● DATA EXCERPT:
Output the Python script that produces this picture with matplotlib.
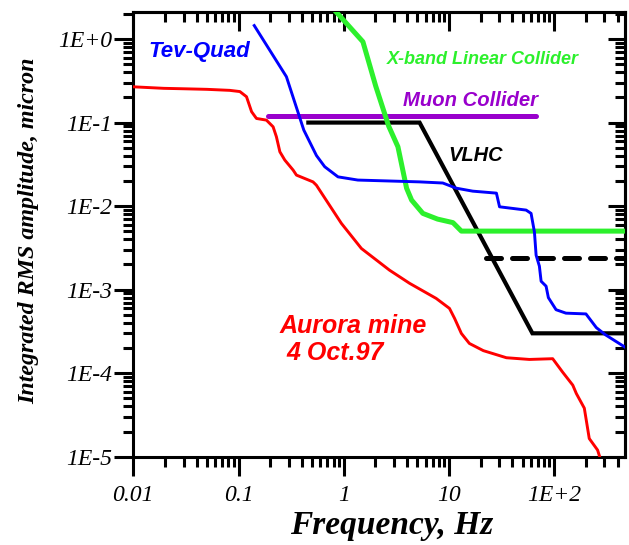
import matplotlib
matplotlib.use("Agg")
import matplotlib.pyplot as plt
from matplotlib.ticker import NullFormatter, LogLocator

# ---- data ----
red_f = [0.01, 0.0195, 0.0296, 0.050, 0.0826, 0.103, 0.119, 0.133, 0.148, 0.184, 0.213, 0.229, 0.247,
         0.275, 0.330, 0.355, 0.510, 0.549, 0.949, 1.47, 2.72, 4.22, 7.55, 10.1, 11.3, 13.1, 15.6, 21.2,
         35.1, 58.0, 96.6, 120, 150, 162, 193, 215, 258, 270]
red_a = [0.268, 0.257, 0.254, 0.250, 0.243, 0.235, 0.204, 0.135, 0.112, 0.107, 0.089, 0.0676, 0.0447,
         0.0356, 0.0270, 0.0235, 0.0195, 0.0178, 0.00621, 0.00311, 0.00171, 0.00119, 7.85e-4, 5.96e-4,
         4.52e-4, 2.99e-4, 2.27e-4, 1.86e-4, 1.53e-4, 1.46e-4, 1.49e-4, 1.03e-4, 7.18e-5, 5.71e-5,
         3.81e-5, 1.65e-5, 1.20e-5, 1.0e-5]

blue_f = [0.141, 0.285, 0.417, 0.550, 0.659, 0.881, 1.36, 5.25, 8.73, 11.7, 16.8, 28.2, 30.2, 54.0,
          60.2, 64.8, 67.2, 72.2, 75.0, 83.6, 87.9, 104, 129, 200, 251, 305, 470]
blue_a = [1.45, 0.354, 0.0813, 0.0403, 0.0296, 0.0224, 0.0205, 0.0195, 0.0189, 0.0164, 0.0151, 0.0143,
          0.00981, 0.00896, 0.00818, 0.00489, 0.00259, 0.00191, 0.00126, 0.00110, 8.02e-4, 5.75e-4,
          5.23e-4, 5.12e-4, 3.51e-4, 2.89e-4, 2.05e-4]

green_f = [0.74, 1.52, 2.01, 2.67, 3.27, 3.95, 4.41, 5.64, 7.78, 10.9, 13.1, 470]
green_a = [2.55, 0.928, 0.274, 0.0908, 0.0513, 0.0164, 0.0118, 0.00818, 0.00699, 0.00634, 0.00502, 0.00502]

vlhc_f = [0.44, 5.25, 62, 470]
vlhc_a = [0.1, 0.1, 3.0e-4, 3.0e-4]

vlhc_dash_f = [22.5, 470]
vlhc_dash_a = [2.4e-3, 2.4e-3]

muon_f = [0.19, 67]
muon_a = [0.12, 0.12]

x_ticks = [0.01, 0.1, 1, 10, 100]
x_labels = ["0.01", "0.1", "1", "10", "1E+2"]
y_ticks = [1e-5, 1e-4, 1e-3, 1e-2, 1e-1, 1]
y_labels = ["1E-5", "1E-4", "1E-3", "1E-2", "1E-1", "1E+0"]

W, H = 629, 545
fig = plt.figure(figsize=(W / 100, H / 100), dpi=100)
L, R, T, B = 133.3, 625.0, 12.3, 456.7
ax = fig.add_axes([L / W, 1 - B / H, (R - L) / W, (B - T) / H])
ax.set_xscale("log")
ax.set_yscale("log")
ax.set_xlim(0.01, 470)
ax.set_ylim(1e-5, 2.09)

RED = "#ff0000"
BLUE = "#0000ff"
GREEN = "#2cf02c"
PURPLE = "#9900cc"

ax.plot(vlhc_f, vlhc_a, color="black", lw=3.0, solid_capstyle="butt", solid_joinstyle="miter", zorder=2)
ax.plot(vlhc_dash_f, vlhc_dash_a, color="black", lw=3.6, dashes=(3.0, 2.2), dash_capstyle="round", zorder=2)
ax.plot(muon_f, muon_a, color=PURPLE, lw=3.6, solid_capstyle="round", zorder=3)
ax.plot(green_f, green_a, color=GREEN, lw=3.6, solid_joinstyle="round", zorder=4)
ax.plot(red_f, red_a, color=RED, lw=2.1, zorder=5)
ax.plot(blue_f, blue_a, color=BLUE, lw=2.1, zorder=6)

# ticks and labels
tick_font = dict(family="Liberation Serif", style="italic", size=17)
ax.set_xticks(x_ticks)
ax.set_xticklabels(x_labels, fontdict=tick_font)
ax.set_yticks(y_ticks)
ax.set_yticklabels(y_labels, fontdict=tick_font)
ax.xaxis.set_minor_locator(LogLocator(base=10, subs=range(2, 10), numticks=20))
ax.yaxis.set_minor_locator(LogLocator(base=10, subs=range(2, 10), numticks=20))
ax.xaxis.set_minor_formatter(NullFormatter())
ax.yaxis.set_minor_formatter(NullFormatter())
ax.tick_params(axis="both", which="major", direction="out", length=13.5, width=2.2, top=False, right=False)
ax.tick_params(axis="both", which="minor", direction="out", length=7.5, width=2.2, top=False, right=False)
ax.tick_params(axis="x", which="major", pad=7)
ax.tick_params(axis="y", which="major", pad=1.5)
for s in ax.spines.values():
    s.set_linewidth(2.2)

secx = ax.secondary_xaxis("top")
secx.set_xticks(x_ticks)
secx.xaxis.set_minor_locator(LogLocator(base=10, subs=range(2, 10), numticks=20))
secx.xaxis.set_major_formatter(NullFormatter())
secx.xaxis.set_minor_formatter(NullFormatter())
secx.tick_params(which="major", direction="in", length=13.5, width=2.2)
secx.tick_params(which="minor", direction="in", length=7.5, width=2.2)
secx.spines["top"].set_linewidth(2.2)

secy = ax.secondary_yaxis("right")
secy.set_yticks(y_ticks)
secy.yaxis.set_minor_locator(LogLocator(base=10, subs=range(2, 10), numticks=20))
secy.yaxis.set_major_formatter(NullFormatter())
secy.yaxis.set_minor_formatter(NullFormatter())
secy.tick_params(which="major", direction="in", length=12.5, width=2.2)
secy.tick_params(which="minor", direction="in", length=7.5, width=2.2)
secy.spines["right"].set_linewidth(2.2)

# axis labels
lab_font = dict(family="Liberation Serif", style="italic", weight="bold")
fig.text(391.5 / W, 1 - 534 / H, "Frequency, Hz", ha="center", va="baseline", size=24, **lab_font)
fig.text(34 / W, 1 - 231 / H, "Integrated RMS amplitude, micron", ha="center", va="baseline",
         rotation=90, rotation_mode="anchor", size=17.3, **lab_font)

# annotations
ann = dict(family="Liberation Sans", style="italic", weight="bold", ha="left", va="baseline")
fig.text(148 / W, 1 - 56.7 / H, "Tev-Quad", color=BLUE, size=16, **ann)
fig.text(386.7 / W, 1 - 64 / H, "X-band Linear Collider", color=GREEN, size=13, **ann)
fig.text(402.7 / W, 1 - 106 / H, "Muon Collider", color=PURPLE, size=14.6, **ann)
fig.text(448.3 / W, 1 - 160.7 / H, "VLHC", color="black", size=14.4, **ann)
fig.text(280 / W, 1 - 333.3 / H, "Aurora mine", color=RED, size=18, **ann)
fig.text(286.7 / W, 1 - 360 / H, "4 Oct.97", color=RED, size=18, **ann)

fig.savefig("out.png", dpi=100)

● EXERCISE TASK: Omitting all pictures, restate exactly the lines of the material from its start through the line that contains "from matplotlib.ticker import".

● WRITTEN ANSWER:
Output the Python script that produces this picture with matplotlib.
import matplotlib
matplotlib.use("Agg")
import matplotlib.pyplot as plt
from matplotlib.ticker import NullFormatter, LogLocator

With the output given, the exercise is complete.